I don't think that is entirely accurate. I just talked to a guy in the local cycle shop...he had hit a deer with his cycle. He got quotes on new cycle parts, strait from the manufacturer through the dealership and progressive cut him a check within two days for those new parts. He was very happy with how it was handled. 

I know for a fact my truck policy does not state anything about the fact that used parts must be used, but maybe it is atv specific??? I 'll look when I get a chance.


----------



## Rusher (Jan 6, 2006)

When you have a chance speak with several body shops. I found this info though the agent and policty when insuring our polaris ranger. It really dosen't matter but I thought it would be nice to know.


----------



## DanP (Mar 1, 2005)

The parts you get are going to get depend on the age of the unit. Most carriers will use used parts if available on a unit that is older. You may get lucky on a ATV and get new parts as there are not many scrap yards for ATVs - but all will be ACV. I can almost guarantee any auto claim if your auto is over 1 year old will be actual cash value. Your policy says to repair and put you back the way you were at time of loss. If your auto is 2 - 3 years old and they can find used parts - they are going to do it. An auto policy is not replacement as is a homeowners. In Michigan I only know of one carrier using OEM parts on autos over 2 years old as a standard of doing business.

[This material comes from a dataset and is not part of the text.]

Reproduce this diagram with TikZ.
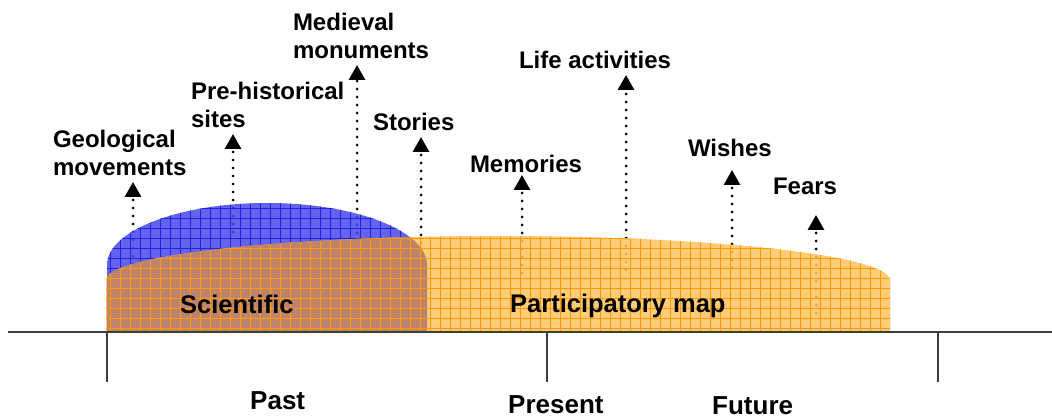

If insuring your ATV or toys you may be able to add to homeowners but coverage most likely will not be as broad and any losses will count against your homeowners policy. In Michigan 3 losses in 3 years and your carrier may drop you or surcharge the policy. Just an FYI

Dan


----------



## Captain Tan Can (Nov 9, 2005)

I insure for collision, theft, and liability with Progressive. You must have liability coverage if using in Canada.


----------



## yoopertoo (Nov 23, 2005)

ATVLINE (www.atv-line.com) gave me a better quote then my homeoweners - Comp, Collision, Theft and Liability. As stated if you ride in Canada yoiu must have liability.

Insure it!

I refuse to use Progressive because of their aggressive political stance.


----------



## outfishin_ (Jul 28, 2004)

My quad's insurance policy is a rider on my home owners policy....


----------